Set down the lines that begin at the top of the records and end with the line containing "edgecolor='black', linewidth=1, zorder=3)", and drop every picture.

# Start of Data rows

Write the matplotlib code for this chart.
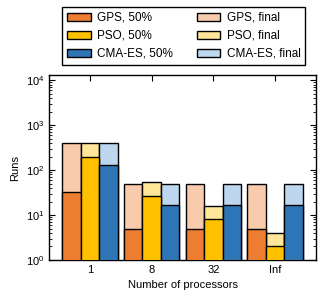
import numpy as np
import matplotlib
matplotlib.use("Agg")
import matplotlib.pyplot as plt
from matplotlib.patches import Patch

plt.rcParams['font.family'] = ['Liberation Sans', 'DejaVu Sans']
plt.rcParams['mathtext.fontset'] = 'cm'
plt.rcParams['font.size'] = 8

# Data
procs = ['1', '8', '32', 'Inf']
gps_half = [33, 5, 5, 5]
gps_final = [400, 50, 50, 50]
pso_half = [200, 26, 8, 2]
pso_final = [400, 53, 16, 4]
cma_half = [128, 17, 17, 17]
cma_final = [400, 50, 50, 50]

colors_half = ['#ED7D31', '#FFC000', '#2E75B6']
colors_final = ['#F8CBAD', '#FFE699', '#BDD7EE']
names = ['GPS', 'PSO', 'CMA-ES']

fig = plt.figure(figsize=(3.32, 2.99), dpi=100)
ax = fig.add_axes([0.1476, 0.1304, 0.8042, 0.6186])

x = np.arange(len(procs))
w = 0.3
halves = [gps_half, pso_half, cma_half]
finals = [gps_final, pso_final, cma_final]
for i in range(3):
    pos = x + (i - 1) * w
    ax.bar(pos, finals[i], w, bottom=1e-9, color=colors_final[i],
           edgecolor='black', linewidth=1, zorder=2)
    ax.bar(pos, halves[i], w, bottom=1e-9, color=colors_half[i],
           edgecolor='black', linewidth=1, zorder=3)

ax.set_yscale('log')
ax.set_ylim(1, 1.3e4)
ax.set_xlim(-0.665, 3.665)
ax.set_xticks(x)
ax.set_xticklabels(procs)
ax.tick_params(which='both', direction='in', top=True, right=True)
ax.tick_params(which='major', length=4)
ax.tick_params(which='minor', length=2)
ax.tick_params(axis='x', which='minor', top=False, bottom=False)
ax.tick_params(axis='both', labelsize=8)
for s in ax.spines.values():
    s.set_linewidth(1)
ax.set_xlabel('Number of processors')
ax.set_ylabel('Runs')

handles = [Patch(facecolor=c, edgecolor='black', label=f'{n}, 50%')
           for c, n in zip(colors_half, names)]
handles += [Patch(facecolor=c, edgecolor='black', label=f'{n}, final')
            for c, n in zip(colors_final, names)]
leg = ax.legend(handles=handles, ncol=2, loc='lower center',
                bbox_to_anchor=(0.505, 1.025), fancybox=False, framealpha=1,
                edgecolor='black', handlelength=2.0, handleheight=0.65,
                columnspacing=2.0, borderpad=0.4, labelspacing=0.5,
                handletextpad=0.55, fontsize=8.5)
leg.get_frame().set_linewidth(1)

fig.savefig('out.png', dpi=100)
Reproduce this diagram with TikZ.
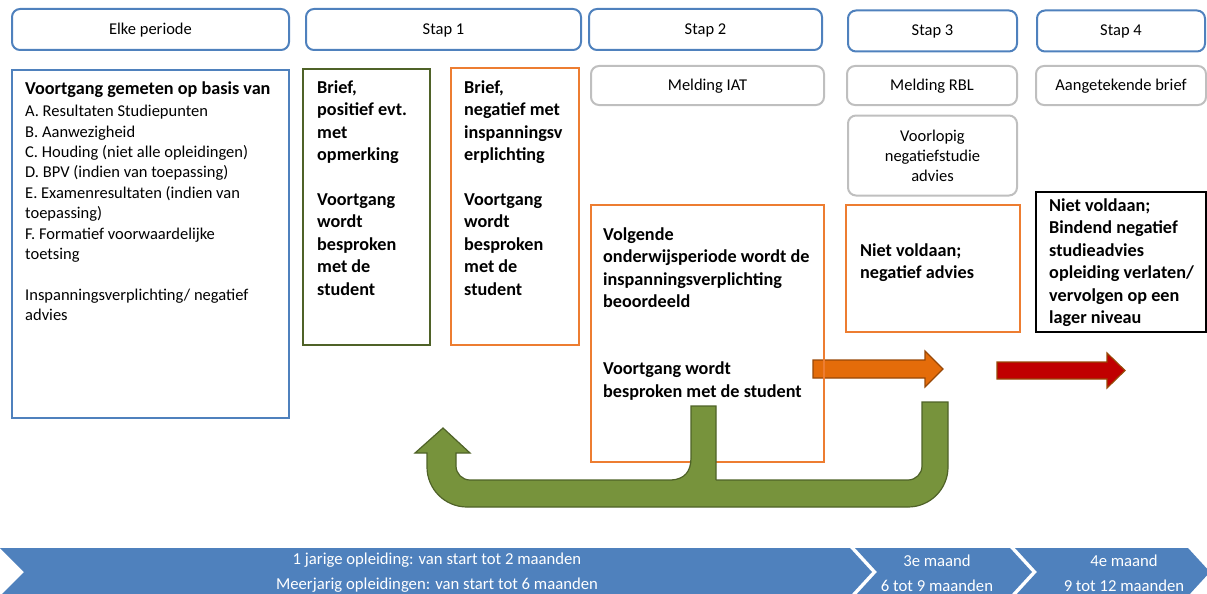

# End of Data rows

Problem solution:
Write the matplotlib code for this chart.
import numpy as np
import matplotlib
matplotlib.use("Agg")
import matplotlib.pyplot as plt
from matplotlib.patches import Patch

plt.rcParams['font.family'] = ['Liberation Sans', 'DejaVu Sans']
plt.rcParams['mathtext.fontset'] = 'cm'
plt.rcParams['font.size'] = 8

# Data
procs = ['1', '8', '32', 'Inf']
gps_half = [33, 5, 5, 5]
gps_final = [400, 50, 50, 50]
pso_half = [200, 26, 8, 2]
pso_final = [400, 53, 16, 4]
cma_half = [128, 17, 17, 17]
cma_final = [400, 50, 50, 50]

colors_half = ['#ED7D31', '#FFC000', '#2E75B6']
colors_final = ['#F8CBAD', '#FFE699', '#BDD7EE']
names = ['GPS', 'PSO', 'CMA-ES']

fig = plt.figure(figsize=(3.32, 2.99), dpi=100)
ax = fig.add_axes([0.1476, 0.1304, 0.8042, 0.6186])

x = np.arange(len(procs))
w = 0.3
halves = [gps_half, pso_half, cma_half]
finals = [gps_final, pso_final, cma_final]
for i in range(3):
    pos = x + (i - 1) * w
    ax.bar(pos, finals[i], w, bottom=1e-9, color=colors_final[i],
           edgecolor='black', linewidth=1, zorder=2)
    ax.bar(pos, halves[i], w, bottom=1e-9, color=colors_half[i],
           edgecolor='black', linewidth=1, zorder=3)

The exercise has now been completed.